= WHAT IS BEING ASKED =
Here are some records; copy every line that holds the word "this".

= DATA TO USE =
------------------------------------------------
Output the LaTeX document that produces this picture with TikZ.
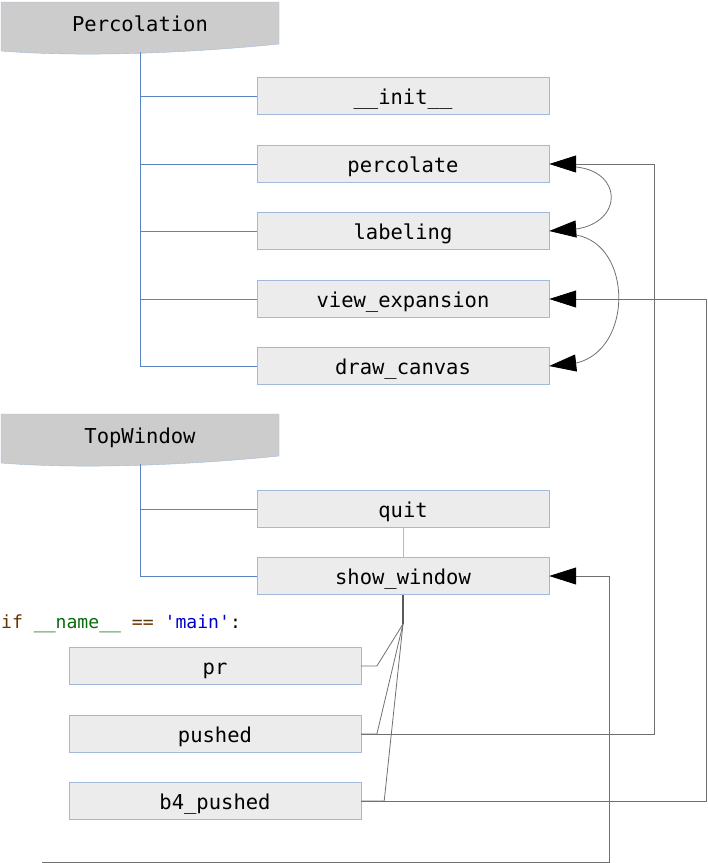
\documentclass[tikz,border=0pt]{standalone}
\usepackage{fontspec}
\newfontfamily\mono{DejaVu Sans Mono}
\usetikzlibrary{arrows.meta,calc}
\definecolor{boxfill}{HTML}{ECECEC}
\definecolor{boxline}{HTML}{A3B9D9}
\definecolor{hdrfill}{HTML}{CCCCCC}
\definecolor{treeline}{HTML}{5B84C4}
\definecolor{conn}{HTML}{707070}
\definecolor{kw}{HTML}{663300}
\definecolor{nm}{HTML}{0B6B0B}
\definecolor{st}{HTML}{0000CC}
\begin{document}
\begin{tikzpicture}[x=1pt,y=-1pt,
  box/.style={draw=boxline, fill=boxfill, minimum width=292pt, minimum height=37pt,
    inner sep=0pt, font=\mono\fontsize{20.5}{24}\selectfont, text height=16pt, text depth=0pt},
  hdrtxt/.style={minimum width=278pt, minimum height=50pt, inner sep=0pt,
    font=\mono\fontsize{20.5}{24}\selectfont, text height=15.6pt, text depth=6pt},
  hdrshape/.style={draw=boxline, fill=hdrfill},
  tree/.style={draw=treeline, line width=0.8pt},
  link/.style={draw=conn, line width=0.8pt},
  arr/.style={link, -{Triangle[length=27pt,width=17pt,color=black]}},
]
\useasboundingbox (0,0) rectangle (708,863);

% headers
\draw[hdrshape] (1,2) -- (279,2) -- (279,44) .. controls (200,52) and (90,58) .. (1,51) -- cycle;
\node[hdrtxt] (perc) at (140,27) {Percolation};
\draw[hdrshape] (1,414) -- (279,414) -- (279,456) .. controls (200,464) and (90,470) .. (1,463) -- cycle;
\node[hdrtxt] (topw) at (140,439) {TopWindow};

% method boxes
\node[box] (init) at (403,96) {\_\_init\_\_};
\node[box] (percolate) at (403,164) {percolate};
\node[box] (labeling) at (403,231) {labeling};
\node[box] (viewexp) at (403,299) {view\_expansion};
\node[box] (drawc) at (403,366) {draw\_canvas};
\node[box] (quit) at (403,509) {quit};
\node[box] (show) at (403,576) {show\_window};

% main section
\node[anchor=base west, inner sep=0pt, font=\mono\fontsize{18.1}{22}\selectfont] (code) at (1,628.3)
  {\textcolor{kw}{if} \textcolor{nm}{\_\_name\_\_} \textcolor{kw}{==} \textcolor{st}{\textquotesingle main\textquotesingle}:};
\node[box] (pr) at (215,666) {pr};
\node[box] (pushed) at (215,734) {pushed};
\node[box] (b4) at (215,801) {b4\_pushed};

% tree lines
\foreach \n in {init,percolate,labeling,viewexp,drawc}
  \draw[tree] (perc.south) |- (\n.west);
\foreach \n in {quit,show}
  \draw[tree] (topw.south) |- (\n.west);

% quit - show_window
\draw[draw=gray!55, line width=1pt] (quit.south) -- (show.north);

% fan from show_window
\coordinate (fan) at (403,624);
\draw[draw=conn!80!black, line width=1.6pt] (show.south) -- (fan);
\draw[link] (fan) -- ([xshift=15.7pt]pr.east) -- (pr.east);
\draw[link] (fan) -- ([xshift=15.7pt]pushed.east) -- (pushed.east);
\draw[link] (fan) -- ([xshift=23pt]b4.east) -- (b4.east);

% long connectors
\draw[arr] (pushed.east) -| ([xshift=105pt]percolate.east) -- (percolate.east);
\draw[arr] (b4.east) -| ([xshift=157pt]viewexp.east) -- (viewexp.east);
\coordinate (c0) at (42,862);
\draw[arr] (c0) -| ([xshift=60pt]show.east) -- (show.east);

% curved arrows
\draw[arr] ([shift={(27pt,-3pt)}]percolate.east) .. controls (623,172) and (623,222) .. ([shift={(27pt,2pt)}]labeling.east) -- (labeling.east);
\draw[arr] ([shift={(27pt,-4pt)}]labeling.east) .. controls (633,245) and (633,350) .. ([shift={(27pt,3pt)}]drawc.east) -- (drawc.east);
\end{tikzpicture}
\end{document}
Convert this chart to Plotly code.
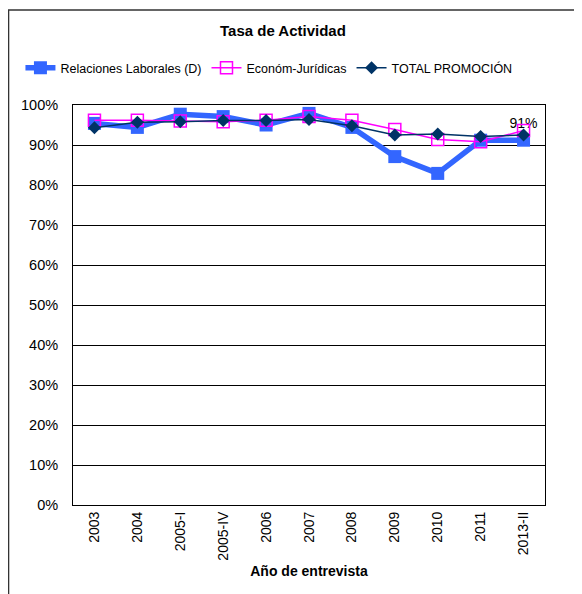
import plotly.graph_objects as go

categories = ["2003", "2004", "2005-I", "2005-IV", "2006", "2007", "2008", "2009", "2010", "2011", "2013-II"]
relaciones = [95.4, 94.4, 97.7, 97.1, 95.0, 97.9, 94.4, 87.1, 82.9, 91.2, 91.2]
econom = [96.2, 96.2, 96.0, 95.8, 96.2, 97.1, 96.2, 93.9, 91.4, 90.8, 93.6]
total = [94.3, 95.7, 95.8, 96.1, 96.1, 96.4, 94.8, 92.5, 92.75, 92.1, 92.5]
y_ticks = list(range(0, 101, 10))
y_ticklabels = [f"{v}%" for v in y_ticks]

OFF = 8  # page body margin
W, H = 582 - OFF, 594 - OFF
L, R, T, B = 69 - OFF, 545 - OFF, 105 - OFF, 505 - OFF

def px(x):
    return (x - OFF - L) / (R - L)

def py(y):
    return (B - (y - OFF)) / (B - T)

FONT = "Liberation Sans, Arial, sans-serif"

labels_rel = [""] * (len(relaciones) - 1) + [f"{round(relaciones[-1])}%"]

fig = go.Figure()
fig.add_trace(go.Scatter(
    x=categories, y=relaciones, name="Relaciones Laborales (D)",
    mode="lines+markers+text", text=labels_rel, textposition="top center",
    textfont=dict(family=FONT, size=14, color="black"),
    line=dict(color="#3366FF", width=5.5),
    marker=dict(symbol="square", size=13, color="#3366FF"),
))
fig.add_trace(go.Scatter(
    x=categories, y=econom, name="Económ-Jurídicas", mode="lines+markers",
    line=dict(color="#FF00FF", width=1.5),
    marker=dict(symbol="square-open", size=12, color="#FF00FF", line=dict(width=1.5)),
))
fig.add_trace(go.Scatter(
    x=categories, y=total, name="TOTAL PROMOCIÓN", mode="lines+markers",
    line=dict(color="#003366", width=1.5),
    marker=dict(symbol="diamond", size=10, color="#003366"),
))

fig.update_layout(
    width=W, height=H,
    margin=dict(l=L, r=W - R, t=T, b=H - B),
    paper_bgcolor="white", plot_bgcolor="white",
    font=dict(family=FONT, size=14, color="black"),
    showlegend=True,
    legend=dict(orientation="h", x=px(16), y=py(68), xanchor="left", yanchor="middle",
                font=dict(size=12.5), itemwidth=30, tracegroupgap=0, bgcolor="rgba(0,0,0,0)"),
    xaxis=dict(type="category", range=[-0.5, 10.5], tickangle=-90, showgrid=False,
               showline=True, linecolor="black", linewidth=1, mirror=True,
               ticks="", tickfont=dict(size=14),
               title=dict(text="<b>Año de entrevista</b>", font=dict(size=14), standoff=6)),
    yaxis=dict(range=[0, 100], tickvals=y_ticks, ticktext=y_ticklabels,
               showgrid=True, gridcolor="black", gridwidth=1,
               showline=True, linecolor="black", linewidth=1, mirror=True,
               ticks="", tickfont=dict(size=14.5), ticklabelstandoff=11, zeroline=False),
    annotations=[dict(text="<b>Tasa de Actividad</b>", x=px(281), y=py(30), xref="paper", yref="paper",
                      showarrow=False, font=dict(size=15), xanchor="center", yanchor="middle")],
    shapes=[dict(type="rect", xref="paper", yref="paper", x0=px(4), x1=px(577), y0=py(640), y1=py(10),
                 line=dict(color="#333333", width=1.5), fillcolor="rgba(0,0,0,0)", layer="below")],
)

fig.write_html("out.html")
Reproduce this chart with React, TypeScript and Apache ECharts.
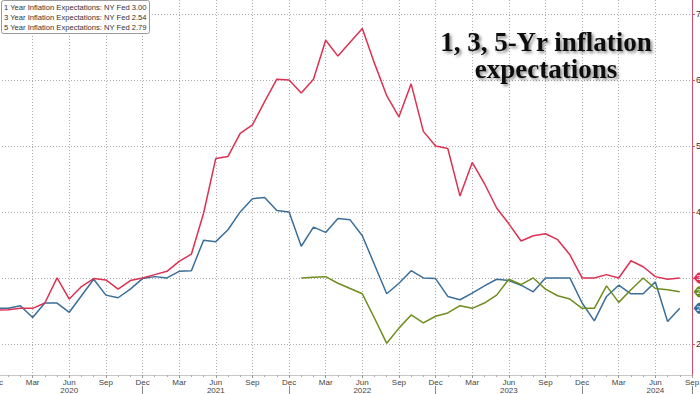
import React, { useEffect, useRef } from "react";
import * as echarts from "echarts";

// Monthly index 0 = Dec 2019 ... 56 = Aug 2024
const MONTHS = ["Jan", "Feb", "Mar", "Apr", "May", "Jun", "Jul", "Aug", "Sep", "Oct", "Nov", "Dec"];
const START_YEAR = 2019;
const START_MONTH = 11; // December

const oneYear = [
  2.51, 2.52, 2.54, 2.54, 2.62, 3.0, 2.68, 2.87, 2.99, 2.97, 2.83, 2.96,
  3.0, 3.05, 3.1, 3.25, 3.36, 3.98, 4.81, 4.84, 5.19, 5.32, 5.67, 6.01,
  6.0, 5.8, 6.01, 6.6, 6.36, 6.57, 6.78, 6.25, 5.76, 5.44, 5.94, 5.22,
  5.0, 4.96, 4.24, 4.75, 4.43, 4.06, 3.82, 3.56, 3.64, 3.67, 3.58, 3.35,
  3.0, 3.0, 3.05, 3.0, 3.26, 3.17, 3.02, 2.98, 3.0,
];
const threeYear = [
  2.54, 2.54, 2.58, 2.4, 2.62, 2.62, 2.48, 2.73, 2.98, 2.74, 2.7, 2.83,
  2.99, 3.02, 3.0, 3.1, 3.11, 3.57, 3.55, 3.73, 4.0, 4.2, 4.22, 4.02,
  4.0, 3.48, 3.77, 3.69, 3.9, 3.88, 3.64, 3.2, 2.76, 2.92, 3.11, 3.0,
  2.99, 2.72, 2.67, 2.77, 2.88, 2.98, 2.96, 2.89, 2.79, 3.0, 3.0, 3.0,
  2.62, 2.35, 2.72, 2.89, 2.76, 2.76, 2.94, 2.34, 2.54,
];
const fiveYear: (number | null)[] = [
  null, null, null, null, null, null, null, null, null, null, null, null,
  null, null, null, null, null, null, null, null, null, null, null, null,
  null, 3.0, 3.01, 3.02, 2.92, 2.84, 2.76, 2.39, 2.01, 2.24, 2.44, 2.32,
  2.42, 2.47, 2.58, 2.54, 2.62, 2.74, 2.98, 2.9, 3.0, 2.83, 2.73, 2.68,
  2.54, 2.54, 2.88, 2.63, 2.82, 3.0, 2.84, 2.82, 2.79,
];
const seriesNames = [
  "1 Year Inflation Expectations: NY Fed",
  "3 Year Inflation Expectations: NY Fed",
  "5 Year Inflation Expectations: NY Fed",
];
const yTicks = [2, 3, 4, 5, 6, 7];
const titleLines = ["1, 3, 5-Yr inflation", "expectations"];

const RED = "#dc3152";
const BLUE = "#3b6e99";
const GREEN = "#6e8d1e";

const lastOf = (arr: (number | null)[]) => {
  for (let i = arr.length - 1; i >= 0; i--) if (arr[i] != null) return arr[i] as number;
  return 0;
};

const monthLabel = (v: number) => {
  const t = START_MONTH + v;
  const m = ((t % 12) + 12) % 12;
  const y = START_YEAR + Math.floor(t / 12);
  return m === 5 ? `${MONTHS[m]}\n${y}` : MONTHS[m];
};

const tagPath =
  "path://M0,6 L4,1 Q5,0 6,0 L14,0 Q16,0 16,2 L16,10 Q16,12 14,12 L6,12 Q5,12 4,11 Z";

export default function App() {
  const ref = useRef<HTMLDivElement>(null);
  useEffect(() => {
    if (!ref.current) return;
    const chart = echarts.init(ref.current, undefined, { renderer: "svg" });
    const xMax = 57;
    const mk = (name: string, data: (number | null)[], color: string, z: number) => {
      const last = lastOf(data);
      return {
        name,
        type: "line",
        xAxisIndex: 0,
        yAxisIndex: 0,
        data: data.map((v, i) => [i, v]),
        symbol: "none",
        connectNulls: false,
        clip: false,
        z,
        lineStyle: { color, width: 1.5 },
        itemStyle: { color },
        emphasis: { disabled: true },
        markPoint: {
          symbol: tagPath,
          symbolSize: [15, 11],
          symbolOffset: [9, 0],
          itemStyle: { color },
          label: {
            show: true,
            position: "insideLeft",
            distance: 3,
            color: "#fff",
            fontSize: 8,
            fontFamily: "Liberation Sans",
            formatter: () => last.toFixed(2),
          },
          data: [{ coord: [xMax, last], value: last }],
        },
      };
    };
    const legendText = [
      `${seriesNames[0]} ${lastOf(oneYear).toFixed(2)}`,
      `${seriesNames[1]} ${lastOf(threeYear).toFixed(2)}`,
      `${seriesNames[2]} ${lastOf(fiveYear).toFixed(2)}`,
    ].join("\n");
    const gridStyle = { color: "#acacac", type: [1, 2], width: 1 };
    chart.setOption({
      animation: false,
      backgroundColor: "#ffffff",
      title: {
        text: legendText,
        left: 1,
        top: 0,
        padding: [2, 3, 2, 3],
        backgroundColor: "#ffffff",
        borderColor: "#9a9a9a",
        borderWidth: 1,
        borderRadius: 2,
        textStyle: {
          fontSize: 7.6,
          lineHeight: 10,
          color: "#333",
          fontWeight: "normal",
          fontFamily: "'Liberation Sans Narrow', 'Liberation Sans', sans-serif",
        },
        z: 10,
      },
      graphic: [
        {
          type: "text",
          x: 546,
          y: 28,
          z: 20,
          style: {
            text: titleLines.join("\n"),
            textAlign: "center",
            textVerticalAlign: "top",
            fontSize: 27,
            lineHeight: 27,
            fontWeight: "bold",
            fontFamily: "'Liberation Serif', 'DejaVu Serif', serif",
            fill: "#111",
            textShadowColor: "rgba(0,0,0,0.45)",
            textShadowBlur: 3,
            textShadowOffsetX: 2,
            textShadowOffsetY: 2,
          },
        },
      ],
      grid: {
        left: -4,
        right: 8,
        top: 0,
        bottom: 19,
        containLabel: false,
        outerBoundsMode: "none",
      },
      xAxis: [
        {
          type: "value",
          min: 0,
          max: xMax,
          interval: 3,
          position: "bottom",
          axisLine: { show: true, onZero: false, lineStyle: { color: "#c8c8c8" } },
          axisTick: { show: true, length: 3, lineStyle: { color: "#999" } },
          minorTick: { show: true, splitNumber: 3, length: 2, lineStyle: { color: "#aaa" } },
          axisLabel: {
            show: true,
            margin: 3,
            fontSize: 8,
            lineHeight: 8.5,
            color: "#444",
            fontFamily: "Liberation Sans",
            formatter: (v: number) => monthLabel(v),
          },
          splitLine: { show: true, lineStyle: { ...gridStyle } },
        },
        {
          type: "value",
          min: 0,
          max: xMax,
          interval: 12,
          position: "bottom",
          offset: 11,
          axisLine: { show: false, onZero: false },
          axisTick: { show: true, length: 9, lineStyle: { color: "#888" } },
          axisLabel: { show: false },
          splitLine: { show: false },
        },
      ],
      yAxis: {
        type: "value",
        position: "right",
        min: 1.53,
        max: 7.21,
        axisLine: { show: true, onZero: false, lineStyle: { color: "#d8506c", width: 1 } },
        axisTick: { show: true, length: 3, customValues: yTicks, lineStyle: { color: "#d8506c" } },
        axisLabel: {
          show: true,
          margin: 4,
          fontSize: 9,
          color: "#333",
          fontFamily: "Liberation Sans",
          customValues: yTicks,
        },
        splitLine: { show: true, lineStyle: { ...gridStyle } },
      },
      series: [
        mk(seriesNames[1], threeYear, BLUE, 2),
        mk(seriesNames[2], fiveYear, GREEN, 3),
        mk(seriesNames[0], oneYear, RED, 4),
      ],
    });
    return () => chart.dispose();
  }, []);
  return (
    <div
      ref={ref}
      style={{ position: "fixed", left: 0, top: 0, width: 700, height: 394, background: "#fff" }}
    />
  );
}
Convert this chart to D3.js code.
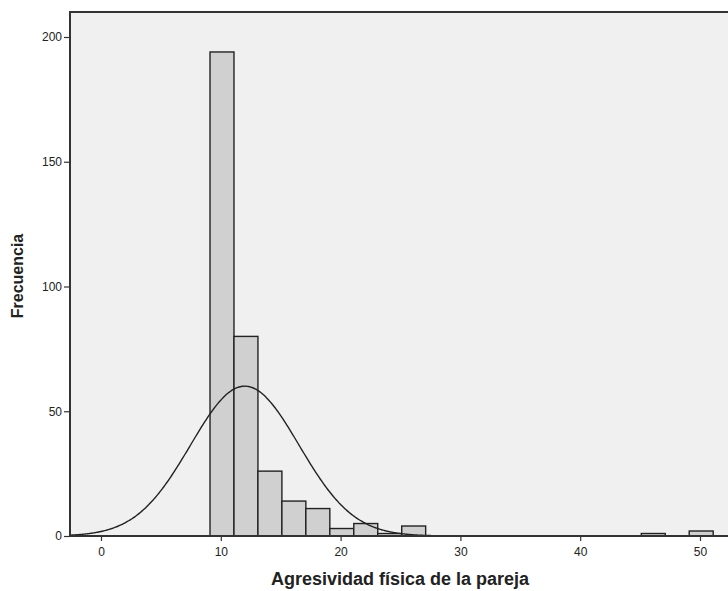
------------------------------------------------
= FULL RESPONSE =
Output the LaTeX document that produces this picture with TikZ.
Convert this chart to Plotly code.
Reproduce this chart with React, TypeScript and Apache ECharts.
Convert this chart to D3.js code.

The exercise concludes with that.